In this vein your recognition of Desktop, which I refer to as Infrastructure, recognizes the need for change we face in the network service offering today.  

There was a moment a decade or so ago when the first Fortune 1000 organization in the world created a "Terminal Services" team within the network management schema.  That moment crystalized the value proposition of application delivery as a "need" within the network.

As a pre-sales consultant for RES Software I speak to large globally based corporations on a recurring basis, organizations that are struggling with the very dilemna you reference in this article.  What is this new world?  How will we manage the complexities of the "Some of us" configurations you mention?  How are we to go about the work of justifying the soft costs associated with the duplicitous service management for the "some of us" who need the service here and in this way, while "some of us" need it here in that way.

In your article it is my feeling that you have found the first half of the answer we will see in the network of the future.  While today we have a Desktop team, a Terminal Service team.
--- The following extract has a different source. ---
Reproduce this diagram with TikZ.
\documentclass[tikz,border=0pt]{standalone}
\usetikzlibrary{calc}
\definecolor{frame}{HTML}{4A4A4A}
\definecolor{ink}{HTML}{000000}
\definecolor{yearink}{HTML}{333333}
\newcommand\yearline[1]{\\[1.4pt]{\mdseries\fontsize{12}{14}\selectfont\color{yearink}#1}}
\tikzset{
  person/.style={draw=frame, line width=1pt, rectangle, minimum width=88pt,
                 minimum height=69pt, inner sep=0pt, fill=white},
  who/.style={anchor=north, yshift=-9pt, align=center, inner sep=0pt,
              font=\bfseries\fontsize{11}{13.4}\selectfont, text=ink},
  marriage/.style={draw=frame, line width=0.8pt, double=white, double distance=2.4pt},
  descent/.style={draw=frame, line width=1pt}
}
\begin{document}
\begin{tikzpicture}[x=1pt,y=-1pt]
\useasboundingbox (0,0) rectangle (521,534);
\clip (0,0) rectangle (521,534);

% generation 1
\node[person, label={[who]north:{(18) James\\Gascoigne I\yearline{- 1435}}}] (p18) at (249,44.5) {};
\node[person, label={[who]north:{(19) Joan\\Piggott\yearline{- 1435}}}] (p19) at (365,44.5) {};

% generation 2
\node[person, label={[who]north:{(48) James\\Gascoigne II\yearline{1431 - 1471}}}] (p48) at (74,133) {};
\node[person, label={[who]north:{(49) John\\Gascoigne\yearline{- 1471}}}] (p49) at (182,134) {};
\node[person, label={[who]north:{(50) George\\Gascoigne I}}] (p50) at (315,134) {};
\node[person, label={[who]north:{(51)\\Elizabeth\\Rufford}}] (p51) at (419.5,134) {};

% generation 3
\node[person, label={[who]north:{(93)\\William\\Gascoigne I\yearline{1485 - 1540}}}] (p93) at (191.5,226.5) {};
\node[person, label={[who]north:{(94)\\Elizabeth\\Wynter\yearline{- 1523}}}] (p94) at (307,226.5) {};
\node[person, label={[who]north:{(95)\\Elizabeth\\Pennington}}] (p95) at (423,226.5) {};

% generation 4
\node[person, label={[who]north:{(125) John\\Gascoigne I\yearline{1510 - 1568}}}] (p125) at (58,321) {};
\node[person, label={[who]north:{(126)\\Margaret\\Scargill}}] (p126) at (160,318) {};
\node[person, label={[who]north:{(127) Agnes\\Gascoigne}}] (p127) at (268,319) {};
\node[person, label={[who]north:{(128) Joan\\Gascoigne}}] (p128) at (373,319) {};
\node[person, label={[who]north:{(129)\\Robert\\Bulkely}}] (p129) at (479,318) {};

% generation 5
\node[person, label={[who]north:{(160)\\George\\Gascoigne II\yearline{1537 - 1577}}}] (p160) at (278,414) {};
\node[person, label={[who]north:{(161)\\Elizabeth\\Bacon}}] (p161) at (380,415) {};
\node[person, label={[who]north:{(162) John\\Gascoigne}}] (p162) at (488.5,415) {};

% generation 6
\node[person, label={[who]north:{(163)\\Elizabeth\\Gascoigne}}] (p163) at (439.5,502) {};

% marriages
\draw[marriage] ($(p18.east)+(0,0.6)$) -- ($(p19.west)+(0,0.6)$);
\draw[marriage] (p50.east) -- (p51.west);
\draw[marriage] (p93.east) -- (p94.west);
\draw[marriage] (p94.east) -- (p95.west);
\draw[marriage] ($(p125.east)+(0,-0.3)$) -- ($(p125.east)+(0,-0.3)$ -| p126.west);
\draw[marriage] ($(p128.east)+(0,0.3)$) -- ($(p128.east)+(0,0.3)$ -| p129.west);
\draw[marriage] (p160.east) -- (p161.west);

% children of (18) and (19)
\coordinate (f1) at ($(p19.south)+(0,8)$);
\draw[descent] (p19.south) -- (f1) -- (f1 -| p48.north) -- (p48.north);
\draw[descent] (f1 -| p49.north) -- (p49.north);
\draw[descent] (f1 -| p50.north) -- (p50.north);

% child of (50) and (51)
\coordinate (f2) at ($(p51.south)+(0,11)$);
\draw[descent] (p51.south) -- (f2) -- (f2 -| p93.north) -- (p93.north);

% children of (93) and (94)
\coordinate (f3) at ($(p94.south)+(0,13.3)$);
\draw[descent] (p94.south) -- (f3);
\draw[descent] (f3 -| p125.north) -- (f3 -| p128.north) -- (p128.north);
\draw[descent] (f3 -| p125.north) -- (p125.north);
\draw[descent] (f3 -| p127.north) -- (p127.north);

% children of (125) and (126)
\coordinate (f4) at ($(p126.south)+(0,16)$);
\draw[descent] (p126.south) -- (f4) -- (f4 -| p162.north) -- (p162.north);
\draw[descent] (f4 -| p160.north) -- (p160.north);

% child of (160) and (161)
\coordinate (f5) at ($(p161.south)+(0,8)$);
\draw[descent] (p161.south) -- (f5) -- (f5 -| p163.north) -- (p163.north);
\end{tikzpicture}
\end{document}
Application virtualization team, Platform Virtualization team, all of this complexity must be winnowed down to something far simpler.  

I believe your "Desktop" team is the first half of this simpler world.  It works from a business point of view.  We are able to quantify hard costs on a per device basis in this "Desktop" world, and this is good for business modeling, resulting in a more dynamic work environment for technology.
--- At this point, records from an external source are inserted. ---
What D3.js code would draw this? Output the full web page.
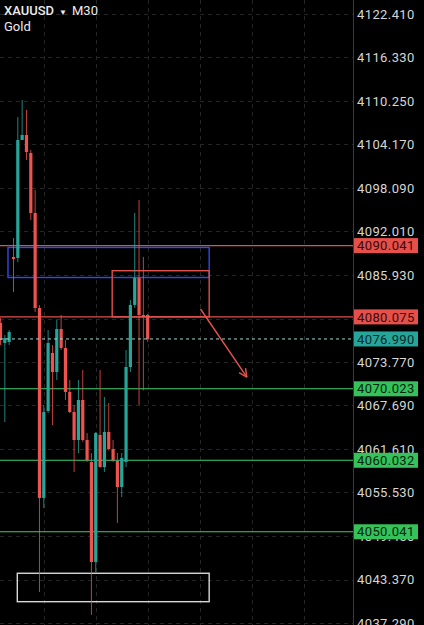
<!DOCTYPE html>
<html><head><meta charset="utf-8">
<script src="https://cdn.jsdelivr.net/npm/d3@7"></script>
<style>html,body{margin:0;padding:0;background:#000;overflow:hidden}</style>
</head><body>
<svg id="c" width="424" height="625"></svg>
<script>
// ---- data (XAUUSD M30) ----
const opens  = [4079.22,4076.43,4076.57,4088.45,4088.31,4104.80,4105.50,4102.98,4094.60,4081.32,4054.76,4066.92,4075.03,4072.37,4078.38,4075.73,4069.58,4066.78,4062.87,4068.46,4062.87,4059.79,4045.82,4063.57,4059.09,4063.99,4061.61,4059.93,4056.30,4059.79,4073.07,4081.74,4085.51,4080.34,4080.34];
const highs  = [4079.92,4077.54,4078.24,4091.10,4108.01,4110.39,4108.99,4103.40,4097.81,4081.74,4067.76,4078.24,4076.15,4079.64,4080.34,4076.84,4071.25,4067.76,4071.25,4072.65,4063.85,4061.05,4063.99,4072.65,4068.88,4068.04,4062.87,4061.05,4061.05,4075.45,4082.44,4094.60,4096.41,4088.45,4080.48];
const lows   = [4076.15,4065.38,4076.15,4083.55,4087.75,4104.80,4102.00,4093.62,4080.76,4041.62,4053.36,4066.64,4064.96,4071.25,4075.45,4068.46,4066.64,4058.40,4061.05,4062.60,4059.79,4038.41,4044.42,4059.00,4058.40,4061.40,4059.79,4051.27,4054.90,4059.09,4072.37,4081.32,4067.76,4069.80,4076.57];
const closes = [4076.84,4077.12,4077.96,4088.17,4104.80,4105.50,4103.12,4094.60,4081.32,4054.76,4066.78,4076.43,4072.37,4078.38,4075.73,4069.58,4066.78,4062.87,4068.46,4062.87,4060.07,4045.82,4063.85,4059.09,4063.99,4061.61,4060.07,4056.30,4060.35,4073.07,4081.74,4085.51,4080.34,4080.06,4076.99];
const priceTicks = [4122.41,4116.33,4110.25,4104.17,4098.09,4092.01,4085.93,4079.85,4073.77,4067.69,4061.61,4055.53,4049.45,4043.37,4037.29];
const timeGridIdx = [10,22,34,46,58,70];
const resistanceLevels = [4090.041, 4080.075];
const supportLevels = [4070.023, 4060.032, 4050.041];
const currentPrice = 4076.99;
// drawn objects: [startIdx, endIdx, priceTop, priceBottom]
const blueZone  = [1.73, 48.2, 4089.78, 4085.58];
const redZone   = [25.8, 48.2, 4086.53, 4080.075];
const whiteZone = [3.88, 48.2, 4044.24, 4040.27];
const arrowPts  = [[46.2, 4081.18],[56.9, 4071.67]];
const symbol = "XAUUSD", timeframe = "M30", instrument = "Gold";

const W = 424, H = 625, axisX = 353;
const svg = d3.select("#c");
svg.append("rect").attr("width",W).attr("height",H).attr("fill","#000");

const y = d3.scaleLinear().domain([4037.29, 4122.41]).range([623, 14]);
const x = d3.scaleLinear().domain([0, 34]).range([0.5, 147.7]);

const data = opens.map((o,i)=>({i,o,h:highs[i],l:lows[i],c:closes[i]}));

// grid
const grid = svg.append("g");
grid.selectAll("line.h").data(priceTicks).join("line")
  .attr("x1",0).attr("x2",axisX).attr("y1",d=>Math.round(y(d))+0.5).attr("y2",d=>Math.round(y(d))+0.5)
  .attr("stroke","#262626").attr("stroke-dasharray","4,4");
grid.selectAll("line.v").data(timeGridIdx).join("line")
  .attr("x1",d=>Math.round(x(d))+0.5).attr("x2",d=>Math.round(x(d))+0.5).attr("y1",0).attr("y2",H)
  .attr("stroke","#262626").attr("stroke-dasharray","4,4");

// axis separator
svg.append("line").attr("x1",axisX+0.5).attr("x2",axisX+0.5).attr("y1",0).attr("y2",H).attr("stroke","#3a3a3a");

const up="#26a69a", dn="#ef5350";

// level lines
svg.selectAll("line.res").data(resistanceLevels).join("line")
  .attr("x1",0).attr("x2",axisX).attr("y1",d=>y(d)).attr("y2",d=>y(d))
  .attr("stroke","#e0504c").attr("stroke-width",1.4);
svg.selectAll("line.sup").data(supportLevels).join("line")
  .attr("x1",0).attr("x2",axisX).attr("y1",d=>y(d)).attr("y2",d=>y(d))
  .attr("stroke","#3fcf6f").attr("stroke-width",1.1);

// zones
function zone(z, color, w){
  svg.append("rect").attr("x",x(z[0])).attr("y",y(z[2]))
    .attr("width",x(z[1])-x(z[0])).attr("height",y(z[3])-y(z[2]))
    .attr("fill","none").attr("stroke",color).attr("stroke-width",w);
}
zone(blueZone,"#2a4cf0",1.4);
zone(redZone,"#e0504c",1.4);
zone(whiteZone,"#d8d8d8",1.4);

// candles
const g = svg.append("g");
g.selectAll("line.w").data(data).join("line")
  .attr("x1",d=>x(d.i)).attr("x2",d=>x(d.i)).attr("y1",d=>y(d.h)).attr("y2",d=>y(d.l))
  .attr("stroke",d=>d.c>=d.o?up:dn).attr("stroke-width",1).attr("opacity",0.8);
g.selectAll("rect.b").data(data).join("rect")
  .attr("x",d=>x(d.i)-1.6).attr("width",3.2)
  .attr("y",d=>y(Math.max(d.o,d.c))).attr("height",d=>Math.max(1,Math.abs(y(d.o)-y(d.c))))
  .attr("fill",d=>d.c>=d.o?up:dn);

// current price dashed line
svg.append("line").attr("x1",0).attr("x2",axisX).attr("y1",y(currentPrice)).attr("y2",y(currentPrice))
  .attr("stroke","#9fd6cf").attr("stroke-dasharray","3,3").attr("stroke-width",1);

// arrow
const ax0=x(arrowPts[0][0]), ay0=y(arrowPts[0][1]), ax1=x(arrowPts[1][0]), ay1=y(arrowPts[1][1]);
svg.append("line").attr("x1",ax0).attr("y1",ay0).attr("x2",ax1).attr("y2",ay1)
  .attr("stroke","#e8524e").attr("stroke-width",1.4);
const ang=Math.atan2(ay1-ay0,ax1-ax0), hl=9;
[ang+Math.PI-0.45, ang+Math.PI+0.45].forEach(a=>{
  svg.append("line").attr("x1",ax1).attr("y1",ay1)
    .attr("x2",ax1+hl*Math.cos(a)).attr("y2",ay1+hl*Math.sin(a))
    .attr("stroke","#e8524e").attr("stroke-width",1.4);
});

// tick labels
const font = "Roboto, 'Noto Sans', sans-serif";
svg.selectAll("text.tick").data(priceTicks).join("text")
  .attr("x",357).attr("y",d=>y(d)).attr("dy","0.35em")
  .attr("font-family",font).attr("font-size",13).attr("letter-spacing","0.4px")
  .attr("fill","#d6d6d6").text(d=>d.toFixed(3));

// price labels
const labels = [
  ...resistanceLevels.map(v=>({v,bg:"#e5504b",fg:"#3a0807"})),
  ...supportLevels.map(v=>({v,bg:"#35c25a",fg:"#06260f"})),
  {v:currentPrice,bg:"#26a69a",fg:"#052a27"}
];
const lg = svg.selectAll("g.lab").data(labels).join("g")
  .attr("transform",d=>`translate(354,${y(d.v)})`);
lg.append("rect").attr("x",0).attr("y",-7.5).attr("width",64).attr("height",15).attr("fill",d=>d.bg);
lg.append("text").attr("x",3).attr("y",0).attr("dy","0.36em")
  .attr("font-family",font).attr("font-size",13).attr("letter-spacing","0.4px")
  .attr("fill",d=>d.fg).text(d=>d.v.toFixed(3));

// header
const hd = svg.append("text").attr("x",4).attr("y",15).attr("font-family",font).attr("font-size",13).attr("fill","#ececec");
hd.append("tspan").attr("font-weight",500).text(symbol);
hd.append("tspan").attr("dx",5).attr("font-size",8).text("▼");
hd.append("tspan").attr("dx",5).text(timeframe);
svg.append("text").attr("x",4).attr("y",31).attr("font-family",font).attr("font-size",13).attr("fill","#ececec").text(instrument);
</script>
</body></html>
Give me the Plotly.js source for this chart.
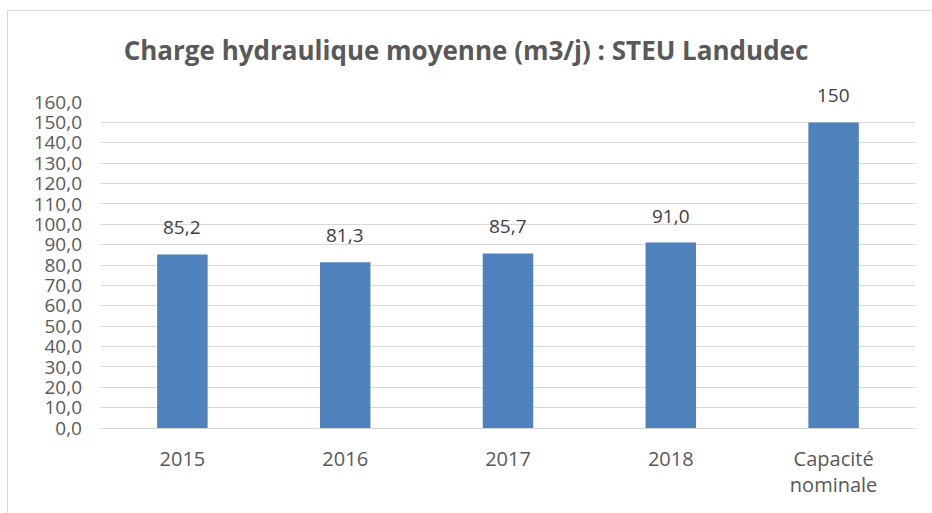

The second half of the equation is User Workspace Management, a term I notice you (and Gartner) are using a bit more often these days.  Not to turn ourselves into Marchitects (far from it!), but User Workspace offers an opportunity to manage the user experience in such a way that is decoupled from underlying "Desktop" complexities.

User Workspace at its best allows for the management and delivery of application service configuration, resource access, policy and security delivery from a single management console.  UWM decouples the complexities associated with the "Desktop" environment you mention in your article.  UWM focuses on the context of the user (in the building, out of the building, and so on) for the dynamic rendering of user session space (no scripting, significantly reduced reliance on profile retention).  

UWM achieves the essential work of configuring services once, over the entirety of the "Desktop" environment, for the purpose of productive and profitable consumption of network resources by the only killer app that counts, the user.  

The future is a team of "Desktop" and User Workspace.


We are seeing convergence with EDS taking on the intergration of say app virtualisation, and other elements... but I would suggest that you stay away from covering EDS in detail, if you can help it.

There are other forums for that.


I think that we can't help but give at least some consideration to ALL forms of delivery. With so many methods of delivery available (SMS, streaming, SBC, VDI, Cloud), we must remember that the end goal is providing the user with a consistent and expected set of tools.

In order to meet the demands of anytime / anywhere computing, I can see many of these methods converging (along with availability and resource auto-provisioning). However, the reason I come to this site is to gain insight on that original core topic: "How do I get my applications to my people". The delivery is the means to that end.